- [GOAL OF THE EXERCISE]
Every line from the start of the entries up to and including the one bearing "bike_err = [0.3, 0.5, 0.8, 0.9, 1.2]" must be printed verbatim, without the pictures.

Records contained in a dataset
-.-.-

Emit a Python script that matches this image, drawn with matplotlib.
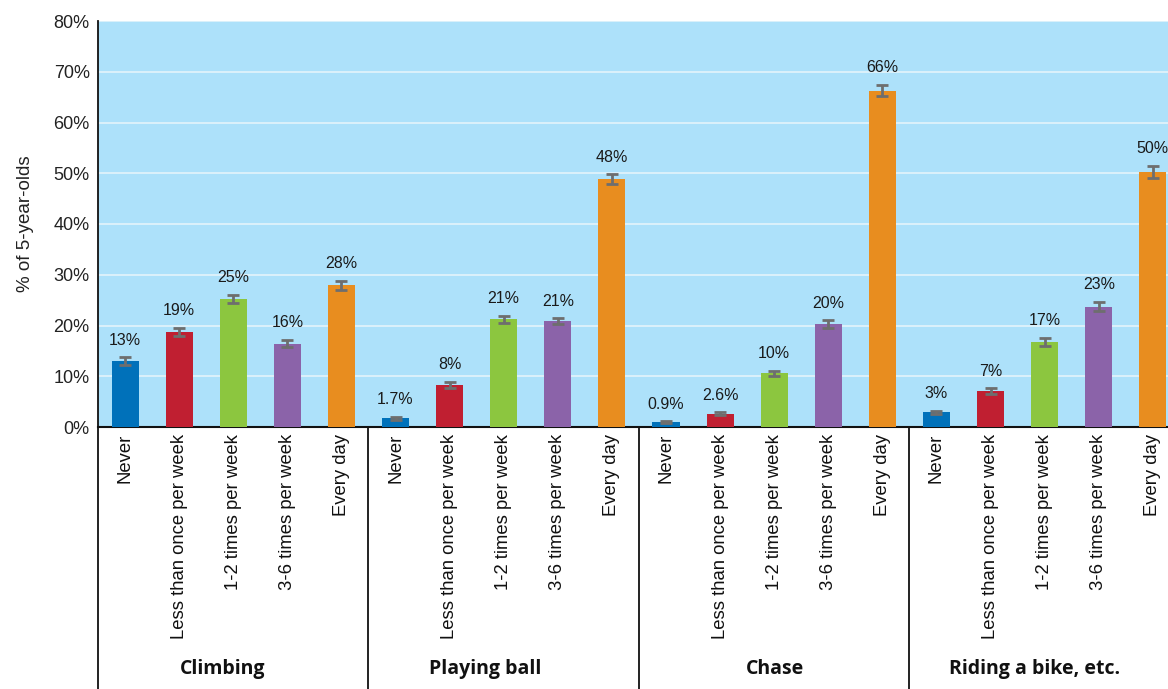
import matplotlib
matplotlib.use("Agg")
import matplotlib.pyplot as plt
import matplotlib.transforms as mtransforms

groups = ["Climbing", "Playing ball", "Chase", "Riding a bike, etc."]
frequencies = ["Never", "Less than once per week", "1-2 times per week",
               "3-6 times per week", "Every day"]
colors = ["#0071BA", "#C01F31", "#8CC63F", "#8B63A9", "#E88D1F"]

climbing = [13.0, 18.7, 25.2, 16.4, 27.9]
playing_ball = [1.7, 8.3, 21.2, 20.8, 48.8]
chase = [0.9, 2.6, 10.6, 20.3, 66.3]
bike = [2.9, 7.1, 16.8, 23.7, 50.3]

climbing_err = [0.7, 0.8, 0.8, 0.7, 0.9]
playing_ball_err = [0.3, 0.6, 0.7, 0.6, 1.0]
chase_err = [0.2, 0.3, 0.5, 0.7, 1.1]
bike_err = [0.3, 0.5, 0.8, 0.9, 1.2]

climbing_lbl = ["13%", "19%", "25%", "16%", "28%"]
playing_ball_lbl = ["1.7%", "8%", "21%", "21%", "48%"]
chase_lbl = ["0.9%", "2.6%", "10%", "20%", "66%"]
bike_lbl = ["3%", "7%", "17%", "23%", "50%"]

values = [climbing, playing_ball, chase, bike]
errors = [climbing_err, playing_ball_err, chase_err, bike_err]
labels = [climbing_lbl, playing_ball_lbl, chase_lbl, bike_lbl]

yticks = [0, 10, 20, 30, 40, 50, 60, 70, 80]
ytick_labels = ["0%", "10%", "20%", "30%", "40%", "50%", "60%", "70%", "80%"]

# horizontal centres of the group titles (in bar-slot units)
group_label_x = [2.31, 7.15, 12.52, 17.32]

plt.rcParams['font.family'] = ['Liberation Sans', 'DejaVu Sans']

fig = plt.figure(figsize=(11.68, 6.89), dpi=100)
ax = fig.add_axes([98 / 1168, 262 / 689, 1 - 98 / 1168, 406 / 689])
ax.set_facecolor("#ADE1FA")

positions = []
ticklabels = []
for g in range(len(groups)):
    for i in range(len(frequencies)):
        x = g * 5 + i + 0.5
        v = values[g][i]
        e = errors[g][i]
        ax.bar(x, v, width=0.5, color=colors[i], zorder=3)
        ax.errorbar(x, v, yerr=e, fmt="none", ecolor="#6E6E6E",
                    elinewidth=2, capsize=4.5, capthick=2, zorder=4)
        ax.annotate(labels[g][i], (x, v + e), xytext=(0, 7),
                    textcoords="offset points", ha="center", va="bottom",
                    fontsize=11.5, color="#1a1a1a", zorder=5)
        positions.append(x)
        ticklabels.append(frequencies[i])

ax.set_xlim(0, 19.78)
ax.set_ylim(0, 80)
ax.set_yticks(yticks)
ax.set_yticklabels(ytick_labels, fontsize=13, color="#222222")
ax.set_xticks(positions)
ax.set_xticklabels(ticklabels, rotation=90, fontsize=13.3, va="top",
                   color="#111111")
ax.tick_params(axis="both", length=0)
ax.tick_params(axis="x", pad=5)
ax.tick_params(axis="y", pad=6)
ax.yaxis.grid(True, color="#DCF1FB", linewidth=1.4, zorder=1)
ax.set_axisbelow(True)
for s in ["top", "right", "left"]:
    ax.spines[s].set_visible(False)
ax.spines["bottom"].set_linewidth(1.5)
ax.spines["bottom"].set_color("#111111")

ax.set_ylabel("% of 5-year-olds", fontsize=13.5, color="#222222", labelpad=14)

trans = mtransforms.blended_transform_factory(ax.transData, ax.transAxes)
for xb in [0, 5, 10, 15]:
    ax.plot([xb, xb], [1.0 if xb == 0 else 0, -0.66], transform=trans,
            color="#111111", linewidth=1.3, clip_on=False, zorder=6)

for name, gx in zip(groups, group_label_x):
    ax.text(gx, -0.597, name, transform=trans, ha="center",
            va="center", fontsize=14, fontweight="bold",
            family=["Open Sans", "DejaVu Sans"], color="#111111")

fig.savefig("out.png", dpi=100, facecolor="white")
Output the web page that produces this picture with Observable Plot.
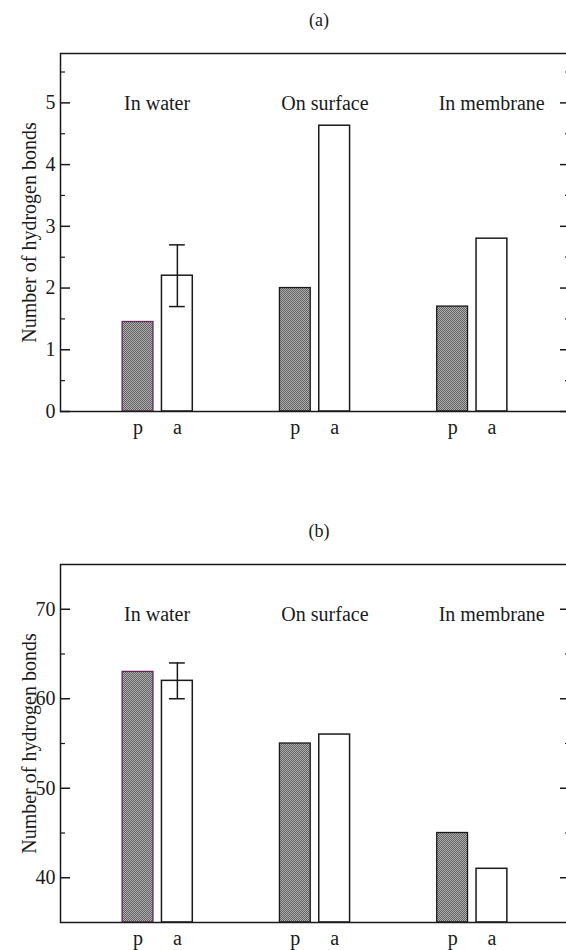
<!DOCTYPE html>
<html><head><meta charset="utf-8">
<script src="https://cdn.jsdelivr.net/npm/d3@7"></script>
<script src="https://cdn.jsdelivr.net/npm/@observablehq/plot@0.6"></script>
<style>
html,body{margin:0;padding:0;background:#fff;overflow:hidden;width:566px}
#wrap{width:566px;height:950px;overflow:hidden;position:relative;background:#fff}
#wrap svg{display:block;font-family:'Liberation Serif','Times New Roman',serif !important}
#wrap svg text{font-family:'Liberation Serif','Times New Roman',serif !important}
</style></head><body><div id="wrap"></div>
<script>
// ---- data ----
const groups = ["In water", "On surface", "In membrane"];
const types = ["p", "a"];
const yLabel = "Number of hydrogen bonds";

// panel (a)
const titleA = "(a)";
const bondsA_p = [1.45, 2.0, 1.7];
const bondsA_a = [2.2, 4.63, 2.8];
const errA_group = ["In water"];
const errA_low = [1.7];
const errA_high = [2.7];
const yDomainA = [0, 5.8];
const yTicksA = [0, 1, 2, 3, 4, 5];
const yMinorA = [0.5, 1.5, 2.5, 3.5, 4.5, 5.5];

// panel (b)
const titleB = "(b)";
const bondsB_p = [63, 55, 45];
const bondsB_a = [62, 56, 41];
const errB_group = ["In water"];
const errB_low = [60];
const errB_high = [64];
const yDomainB = [35, 75];
const yTicksB = [40, 50, 60, 70];
const yMinorB = [45, 55, 65];

// ---- helpers ----
const keyOf = (g, t) => g + "|" + t;
const slots = [];
groups.forEach((g, i) => {
  types.forEach(t => slots.push(keyOf(g, t)));
  if (i < groups.length - 1) { slots.push("gap" + i + "a"); slots.push("gap" + i + "b"); }
});

const INK = "#1a1a1a";
const FONT = "'Liberation Serif', 'Times New Roman', serif";

function panel({id, title, pVals, aVals, errGroups, errLow, errHigh, yDomain, yTicks, yMinor, marginTop, marginBottom}) {
  const bars = groups.flatMap((g, i) => [
    {group: g, type: "p", value: pVals[i]},
    {group: g, type: "a", value: aVals[i]}
  ]);
  const errs = errGroups.map((g, i) => ({group: g, type: "a", low: errLow[i], high: errHigh[i]}));
  const xk = d => keyOf(d.group, d.type);
  const pBars = bars.filter(d => d.type === "p");
  const aBars = bars.filter(d => d.type === "a");
  const svg = Plot.plot({
    width: 566, height: 475,
    marginLeft: 60, marginRight: -3, marginTop, marginBottom,
    style: {fontFamily: FONT, fontSize: "20px", color: INK, background: "white"},
    x: {domain: slots, paddingInner: 0.216, paddingOuter: 1.58, round: false},
    y: {domain: yDomain},
    marks: [
      Plot.barY(pBars, {x: xk, y1: yDomain[0], y2: "value", fill: `url(#hatch${id})`,
        stroke: d => d.group === "In water" ? "#6a2458" : INK, strokeWidth: 1.3}),
      Plot.barY(aBars, {x: xk, y1: yDomain[0], y2: "value", fill: "white", stroke: INK, strokeWidth: 1.5}),
      Plot.ruleX(errs, {x: xk, y1: "low", y2: "high", stroke: INK, strokeWidth: 1.5}),
      Plot.tickY(errs, {x: xk, y: "low", insetLeft: 7.5, insetRight: 7.5, stroke: INK, strokeWidth: 1.5}),
      Plot.tickY(errs, {x: xk, y: "high", insetLeft: 7.5, insetRight: 7.5, stroke: INK, strokeWidth: 1.5}),
      Plot.frame({stroke: INK, strokeWidth: 1.5}),
      // left axis
      Plot.axisY({ticks: yTicks, tickSize: -10, fill: "none", label: null, strokeWidth: 1.5, stroke: INK}),
      Plot.axisY({ticks: yMinor, tickSize: -5, fill: "none", label: null, strokeWidth: 1.2, stroke: INK}),
      Plot.axisY({ticks: yTicks, tickSize: 0, tickPadding: 5, label: null, fontSize: 20, fill: INK,
        tickFormat: d => String(d)}),
      // right axis
      Plot.axisY({anchor: "right", ticks: yTicks, tickSize: -10, fill: "none", label: null, strokeWidth: 1.5, stroke: INK}),
      Plot.axisY({anchor: "right", ticks: yMinor, tickSize: -5, fill: "none", label: null, strokeWidth: 1.2, stroke: INK}),
      // x labels
      Plot.axisX({tickSize: 0, tickPadding: 8, label: null, fontSize: 20, fill: INK,
        tickFormat: d => d.includes("|") ? d.split("|")[1] : ""}),
      // group labels
      Plot.text(groups, {x: g => keyOf(g, "p"), text: g => g, frameAnchor: "top", dy: 50, dx: -14,
        textAnchor: "start", lineAnchor: "middle", fontSize: 20, fill: INK}),
      // y label
      Plot.text([yLabel], {text: d => d, frameAnchor: "left", rotate: -90, dx: -31,
        textAnchor: "middle", lineAnchor: "middle", fontSize: 20, fill: INK}),
      // panel title
      Plot.text([title], {text: d => d, frameAnchor: "top", dy: -33, dx: 4,
        textAnchor: "middle", lineAnchor: "middle", fontSize: 18, fill: INK})
    ]
  });
  const ns = "http://www.w3.org/2000/svg";
  const defs = document.createElementNS(ns, "defs");
  defs.innerHTML = `<pattern id="hatch${id}" width="2" height="2" patternUnits="userSpaceOnUse">
    <rect width="2" height="2" fill="#b0b0b0"/>
    <rect x="0" y="0" width="1" height="1" fill="#606060"/>
    <rect x="1" y="1" width="1" height="1" fill="#606060"/></pattern>`;
  svg.insertBefore(defs, svg.firstChild);
  return svg;
}

const wrap = document.getElementById("wrap");
wrap.appendChild(panel({id: "A", title: titleA, pVals: bondsA_p, aVals: bondsA_a,
  errGroups: errA_group, errLow: errA_low, errHigh: errA_high,
  yDomain: yDomainA, yTicks: yTicksA, yMinor: yMinorA, marginTop: 53, marginBottom: 64}));
wrap.appendChild(panel({id: "B", title: titleB, pVals: bondsB_p, aVals: bondsB_a,
  errGroups: errB_group, errLow: errB_low, errHigh: errB_high,
  yDomain: yDomainB, yTicks: yTicksB, yMinor: yMinorB, marginTop: 89, marginBottom: 28}));
</script>
</body></html>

-.-.-

- [SOLUTION TO THIS PROBLEM]
Emit a Python script that matches this image, drawn with matplotlib.
import matplotlib
matplotlib.use("Agg")
import matplotlib.pyplot as plt
import matplotlib.transforms as mtransforms

groups = ["Climbing", "Playing ball", "Chase", "Riding a bike, etc."]
frequencies = ["Never", "Less than once per week", "1-2 times per week",
               "3-6 times per week", "Every day"]
colors = ["#0071BA", "#C01F31", "#8CC63F", "#8B63A9", "#E88D1F"]

climbing = [13.0, 18.7, 25.2, 16.4, 27.9]
playing_ball = [1.7, 8.3, 21.2, 20.8, 48.8]
chase = [0.9, 2.6, 10.6, 20.3, 66.3]
bike = [2.9, 7.1, 16.8, 23.7, 50.3]

climbing_err = [0.7, 0.8, 0.8, 0.7, 0.9]
playing_ball_err = [0.3, 0.6, 0.7, 0.6, 1.0]
chase_err = [0.2, 0.3, 0.5, 0.7, 1.1]
bike_err = [0.3, 0.5, 0.8, 0.9, 1.2]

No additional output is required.